@@@@@ (5 out of 5)
I’ve been wondering something about all this Nordic crime fiction that keeps creeping onto bestseller lists around the world. Since Scandinavia has one of the lowest rates of crime of anywhere in the world, do all those murder mysteries and thrillers from the region tell more stories about crime than there are actual crimes in those five little countries? After all, we’re talking about Sweden, Denmark, Finland, Norway, and Iceland, with an aggregate population of 27 million people, which is roughly the same as that of Tokyo.
Well, it’s just a thought.
Outstanding crime fiction from Scandinavia
Whatever the answer to my question might be, there’s no denying the reality that Scandinavia has been producing some of the most outstanding crime fiction written in recent decades. For starters, think of Henning Mankell (Kurt Wallander), Jo Nesbø (Harry Hole), Stieg Larsson (Lisbet Salander and Mikael Blomkvist), Peter Høeg (Smilla Jaspersen), Maj Sjöwall and Per Wahlöö (Martin Beck), Camilla Läckberg (Patrick Hedström and Erica Falck), and Jussi Adler-Olsen (Carl Mørck). I’ve read and enjoyed many of the books by these outstanding writers, in several cases all of them. Now I have an addition to the list: Lene Kaaberbøl and Agnete Friis, the gifted co-creators of the engrossing Nina Borg series.

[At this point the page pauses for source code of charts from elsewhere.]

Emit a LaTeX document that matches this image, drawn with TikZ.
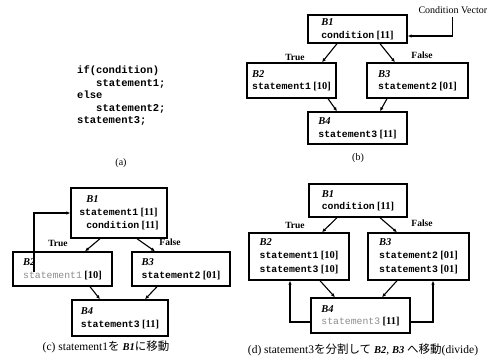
\documentclass[tikz,border=0pt]{standalone}
\usepackage{fontspec}
\setmainfont{Liberation Serif}
\setmonofont{Liberation Mono}
\newfontfamily\jpfont{Noto Sans CJK JP}
\usetikzlibrary{arrows.meta}
\newcommand{\blabel}[1]{{\fontsize{10.5}{12.5}\selectfont\textbf{\textit{#1}}}}
\newcommand{\stline}[2]{{\ttfamily\bfseries #1} {\fontsize{10.5}{12.5}\selectfont\textbf{[#2]}}}
\newcommand{\stmoved}[2]{{\color{black!45}\ttfamily #1} {\fontsize{10.5}{12.5}\selectfont\textbf{[#2]}}}

\begin{document}
\begin{tikzpicture}[x=1pt, y=-1pt]
    \tikzstyle{block} = [rectangle, draw, line width=1.4pt, align=left, inner xsep=3pt, inner ysep=2pt, font=\fontsize{9.8}{12.5}\selectfont]
    \tikzstyle{flow} = [-{Latex[length=4pt,width=3.5pt]}, line width=1.1pt]
    \tikzstyle{branch} = [font=\bfseries\fontsize{9.5}{11}\selectfont]
    \tikzstyle{caption} = [font=\fontsize{10}{12}\selectfont]
    \tikzstyle{jcaption} = [font=\fontsize{11.5}{13}\selectfont]

    \useasboundingbox (0,0) rectangle (497,359);

    % (a) source code
    \node[anchor=north west, inner sep=0pt, align=left, font=\ttfamily\bfseries\fontsize{10.5}{12.5}\selectfont] (code) at (77,66) {
        if(condition)\\
        \hspace*{19pt}statement1;\\
        else\\
        \hspace*{19pt}statement2;\\
        statement3;
    };
    \node[caption] (capa) at (121,163) {(a)};

    % (b) blocks with condition vector
    \node[block, minimum width=99pt, minimum height=28pt] (bb1) at (357.5,29) {\blabel{B1}\\ \stline{condition}{11}};
    \node[block, minimum width=89pt, minimum height=35pt] (bb2) at (291.5,80.5) {\blabel{B2}\\ \stline{statement1}{10}};
    \node[block, minimum width=101pt, minimum height=35pt] (bb3) at (417.5,80.5) {\blabel{B3}\\ \stline{statement2}{01}};
    \node[block, minimum width=99pt, minimum height=32pt] (bb4) at (357.5,128) {\blabel{B4}\\ \stline{statement3}{11}};
    \node[anchor=west, font=\fontsize{10}{12}\selectfont] (cv) at (415,10) {Condition Vector};
    \draw[flow] (cv.south) |- ([yshift=-7pt]bb1.east);
    \node[branch] (bt) at (295,57) {True};
    \node[branch] (bf) at (422,55) {False};
    \draw[flow] ([xshift=-20.5pt]bb1.south) -- ([xshift=30.5pt]bb2.north);
    \draw[flow] ([xshift=22.5pt]bb1.south) -- ([xshift=-22.5pt]bb3.north);
    \draw[flow] ([xshift=36.5pt]bb2.south) -- ([xshift=-20.5pt]bb4.north);
    \draw[flow] ([xshift=-30.5pt]bb3.south) -- ([xshift=22.5pt]bb4.north);
    \node[caption] (capb) at (358,158) {(b)};

    % (c) statement1 moved into B1
    \node[block, minimum width=96pt, minimum height=50pt] (cb1) at (119,213) {
        \hspace*{7pt}\blabel{B1}\\
        \stline{statement1}{11}\\[1pt]
        \hspace*{7pt}\stline{condition}{11}
    };
    \node[block, minimum width=99pt, minimum height=34pt] (cb2) at (62.5,269) {\blabel{B2}\\ \stmoved{statement1}{10}};
    \node[block, minimum width=98pt, minimum height=34pt] (cb3) at (181,269) {\blabel{B3}\\ \stline{statement2}{01}};
    \node[block, minimum width=96pt, minimum height=36pt] (cb4) at (120,318) {\blabel{B4}\\ \stline{statement3}{11}};
    \coordinate (cup) at (34,272);
    \draw[flow] (cup) |- (cb1.west);
    \node[branch] (ct) at (58,243) {True};
    \node[branch] (cf) at (170,242) {False};
    \draw[flow] ([xshift=-19pt]cb1.south) -- ([xshift=22.5pt]cb2.north);
    \draw[flow] ([xshift=18pt]cb1.south) -- ([xshift=-26pt]cb3.north);
    \draw[flow] ([xshift=27.5pt]cb2.south) -- ([xshift=-20pt]cb4.north);
    \draw[flow] ([xshift=-24pt]cb3.south) -- ([xshift=25pt]cb4.north);
    \node[jcaption] (capc) at (106,347) {(c) statement1{\jpfont を} \blabel{B1}{\jpfont に移動}};

    % (d) statement3 divided into B2, B3
    \node[block, minimum width=98pt, minimum height=33pt] (db1) at (358,200.5) {\blabel{B1}\\ \stline{condition}{11}};
    \node[block, minimum width=100pt, minimum height=47pt] (db2) at (299,256.5) {\blabel{B2}\\ \stline{statement1}{10}\\[2pt] \stline{statement3}{10}};
    \node[block, minimum width=101pt, minimum height=47pt] (db3) at (418.5,256.5) {\blabel{B3}\\ \stline{statement2}{01}\\[2pt] \stline{statement3}{01}};
    \node[block, minimum width=99pt, minimum height=35pt] (db4) at (360.5,315.5) {\blabel{B4}\\ \stmoved{statement3}{11}};
    \draw[flow] ([yshift=-6.5pt]db4.west) -| ([xshift=-9pt]db2.south);
    \draw[flow] ([yshift=-6.5pt]db4.east) -| ([xshift=14.5pt]db3.south);
    \node[branch] (dt) at (295,225) {True};
    \node[branch] (df) at (422,223) {False};
    \draw[flow] ([xshift=-21pt]db1.south) -- ([xshift=23pt]db2.north);
    \draw[flow] ([xshift=22pt]db1.south) -- ([xshift=-21.5pt]db3.north);
    \draw[flow] ([xshift=21pt]db2.south) -- ([xshift=-25.5pt]db4.north);
    \draw[flow] ([xshift=-21.5pt]db3.south) -- ([xshift=21.5pt]db4.north);
    \node[jcaption] (capd) at (363,350) {(d) statement3{\jpfont を分割して} \blabel{B2}, \blabel{B3} {\jpfont へ移動}(divide)};
\end{tikzpicture}
\end{document}
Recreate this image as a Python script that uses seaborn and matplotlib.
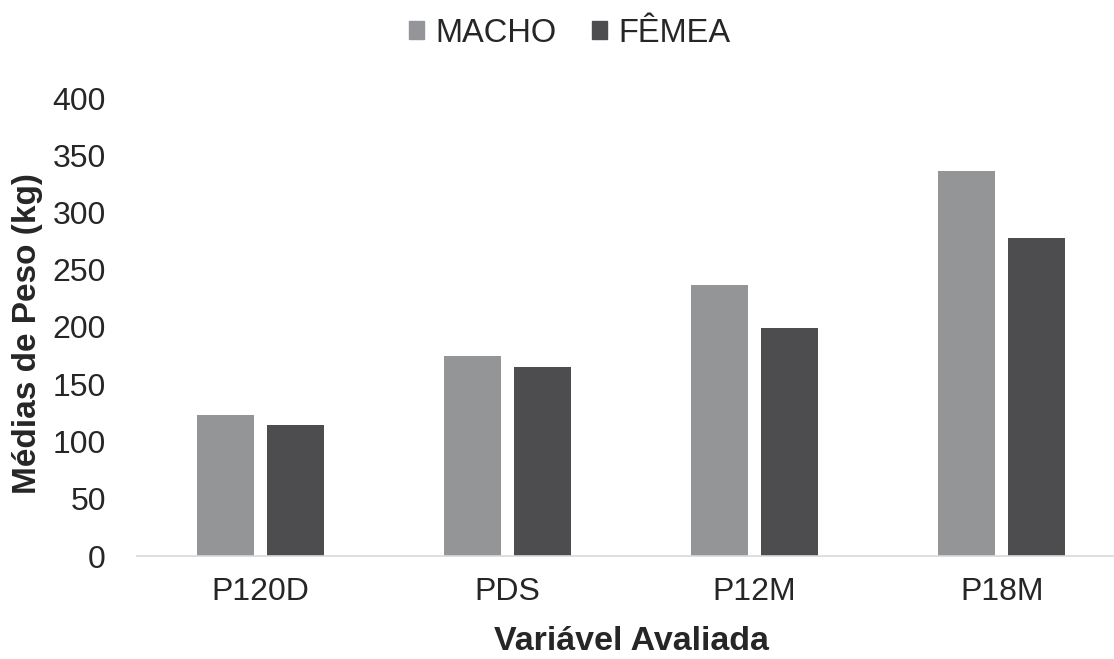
import pandas as pd
import numpy as np
import matplotlib.pyplot as plt
import seaborn as sns

# valores
categorias = ["P120D", "PDS", "P12M", "P18M"]
macho = [123, 175, 237, 336]
femea = [114, 165, 199, 278]
grupos = ["MACHO", "FÊMEA"]
cores = ["#939598", "#4d4d4f"]

df = pd.DataFrame({
    "Variavel": categorias * 2,
    "Peso": macho + femea,
    "Sexo": [grupos[0]] * len(categorias) + [grupos[1]] * len(categorias),
})

sns.set_style("white")
plt.rcParams["font.family"] = ["Liberation Sans", "DejaVu Sans"]

fig = plt.figure(figsize=(11.14, 6.59), dpi=100)
W, H = 1114, 659
ax = fig.add_axes([136.5 / W, (H - 556) / H, 989 / W, 458 / H])

sns.barplot(data=df, x="Variavel", y="Peso", hue="Sexo", palette=cores,
            width=0.566, gap=0.186, linewidth=0, ax=ax, legend=False)

ax.set_ylim(0, 400)
ax.set_xlim(-0.5, 3.5)
ax.set_yticks(np.arange(0, 401, 50))
for s in ["left", "right", "top"]:
    ax.spines[s].set_visible(False)
ax.spines["bottom"].set_color("#d9d9d9")
ax.spines["bottom"].set_linewidth(1.2)
ax.tick_params(axis="both", length=0, labelsize=23, colors="#262626")
ax.tick_params(axis="y", pad=22)
ax.tick_params(axis="x", pad=15)

ax.set_xlabel("Variável Avaliada", fontsize=24.5, fontweight="bold", color="#262626")
ax.set_ylabel("Médias de Peso (kg)", fontsize=24, fontweight="bold", color="#262626")
ax.xaxis.set_label_coords((631 - 136.5) / 989, -(650 - 556) / 458)
ax.xaxis.label.set_va("baseline")
ax.yaxis.set_label_coords(-(136.5 - 12) / 989, (556 - 334) / 458)
ax.yaxis.label.set_va("top")

handles = [plt.Rectangle((0, 0), 1, 1, color=c) for c in cores]
fig.legend(handles, grupos, loc="center", bbox_to_anchor=(570 / W, 1 - 33 / H), ncol=2,
           frameon=False, fontsize=23.5, handlelength=0.45, handleheight=0.45,
           handletextpad=0.35, columnspacing=1.1, labelcolor="#262626")

fig.savefig("out.png", dpi=100)
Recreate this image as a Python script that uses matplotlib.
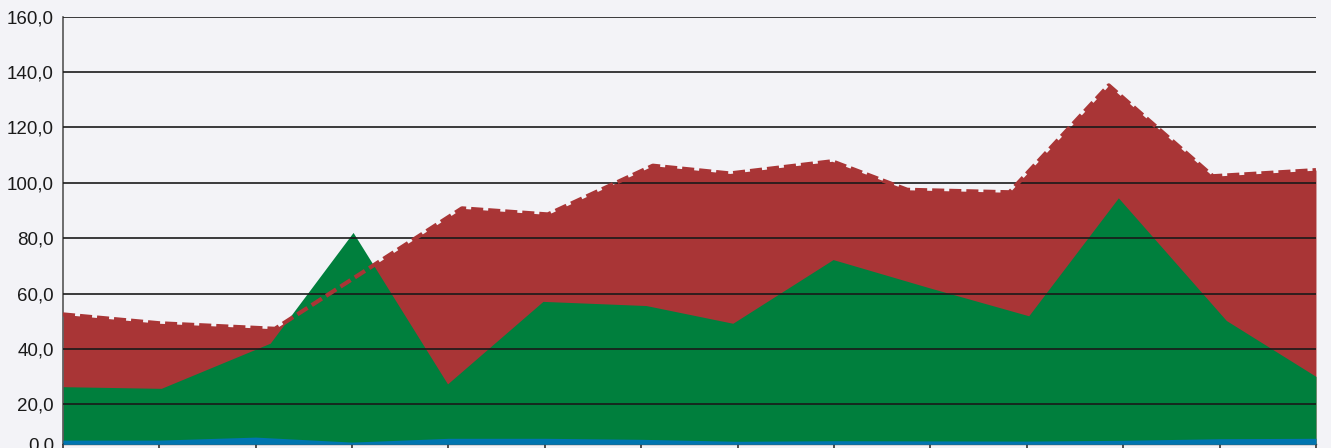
import numpy as np
import matplotlib
matplotlib.use("Agg")
import matplotlib.pyplot as plt

# values (x as position on the 0..13 category axis)
red_x = [0, 1.0, 2.2, 4.14, 5.03, 6.12, 6.92, 7.98, 8.76, 9.82, 10.85, 11.93, 13]
red_y = [52.5, 49.3, 47.3, 90.8, 88.6, 106.2, 103.4, 107.8, 97.5, 96.6, 135.2, 102.4, 104.6]

green_x = [0, 1.02, 2.15, 3.01, 3.99, 4.98, 6.05, 6.95, 7.99, 9.0, 10.02, 10.95, 12.07, 13]
green_y = [26.4, 25.8, 42.1, 82.1, 27.4, 57.2, 55.7, 49.3, 72.3, 62.0, 52.0, 94.6, 50.3, 30.1]

blue_x = list(range(14))
blue_y = [2.1, 2.1, 3.6, 1.1, 3.0, 3.0, 2.5, 1.5, 1.8, 1.7, 1.6, 2.0, 2.8, 3.0]

y_ticks = [0, 20, 40, 60, 80, 100, 120, 140, 160]
y_labels = [f"{v:.1f}".replace(".", ",") for v in y_ticks]

RED = "#a93536"
GREEN = "#007f3d"
BLUE = "#0075b0"
BG = "#f3f3f7"

# the band between 0 and 20 is drawn squeezed in the reference
K = 0.72


def fwd(v):
    v = np.asarray(v, dtype=float)
    return np.where(v >= 20, v, 20 - (20 - v) * K)


def inv(u):
    u = np.asarray(u, dtype=float)
    return np.where(u >= 20, u, 20 - (20 - u) / K)


plt.rcParams["font.family"] = ["Liberation Sans", "DejaVu Sans"]

fig = plt.figure(figsize=(13.31, 4.48), dpi=100, facecolor=BG)
ax = fig.add_axes([0.0473, 0.0083, 0.9414, 0.9544], facecolor=BG)
ax.set_yscale("function", functions=(fwd, inv))

ax.fill_between(red_x, 0, red_y, color=RED, lw=0, zorder=1)
ax.fill_between(green_x, 0, green_y, color=GREEN, lw=0, zorder=2)
ax.fill_between(blue_x, 0, blue_y, color=BLUE, lw=0, zorder=3)
ax.plot(red_x, red_y, color=RED, lw=3, linestyle=(0, (2.9, 1.2)), zorder=6,
        solid_capstyle="butt", dash_capstyle="butt")

ax.set_xlim(0, 13)
ax.set_ylim(0, 160)
ax.set_yticks(y_ticks)
ax.set_yticklabels(y_labels)
ax.set_xticks(range(14))
ax.set_xticklabels([])

ax.grid(True, axis="y", color="#1a1a1a", lw=1.2, zorder=5)
ax.set_axisbelow(False)
for gl in ax.get_ygridlines():
    gl.set_zorder(5)

ax.tick_params(axis="y", length=0, pad=6.5, labelsize=13.5, labelcolor="#1a1a1a")
ax.tick_params(axis="x", direction="out", length=4, width=1.2, color="#333333")

for side in ["top", "right"]:
    ax.spines[side].set_visible(False)
ax.spines["left"].set_color("#555555")
ax.spines["left"].set_linewidth(1.2)
ax.spines["bottom"].set_color("#555555")
ax.spines["bottom"].set_linewidth(1.0)

fig.savefig("out.png", dpi=100, facecolor=BG)
plt.close(fig)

Murder and mayhem in Denmark
Nina Borg is a troubled young woman who flees from her husband and children from time to time to work as a nurse in refugee camps for the Danish Red Cross. Here are the authors describing Nina: “She was always busy telling herself that she was the only one who didn’t fit in, while everyone else was one big happy community. And she was also an expert at making herself believe that she was the only one who could save the world and put things right, while others were too busy buying flat-screen televisions and redecorating their kitchens and making bistro coffee and being happy.”
All of which is to say that, when Nina receives a panicked call from an old friend to pick up a package from a locker at the train station in Copenhagen, it’s no surprise that, however reluctantly, she agrees to do it. The trouble starts there, of course. She discovers a three-year-old boy drugged and crammed into a suitcase in the locker. When at length he becomes conscious, the boy speaks an unfamiliar language. Nina’s effort to identify the language and discover his identity takes her on a perilous flight through the city and into the suburbs. The ensuing tale is fraught with danger for Nina and suspenseful to the end. The Boy in the Suitcase is an outstanding example of Nordic Noir — and it’s just the first of three novels in the series.
About the authors
Lene Kaaberbøl writes both children’s fantasy and adult crime fiction. She is the author of 19 novels to date. Three of those books feature Nina Borg in a series she co-authors with Agnete Friis, who also works as a journalist. Both are Danish.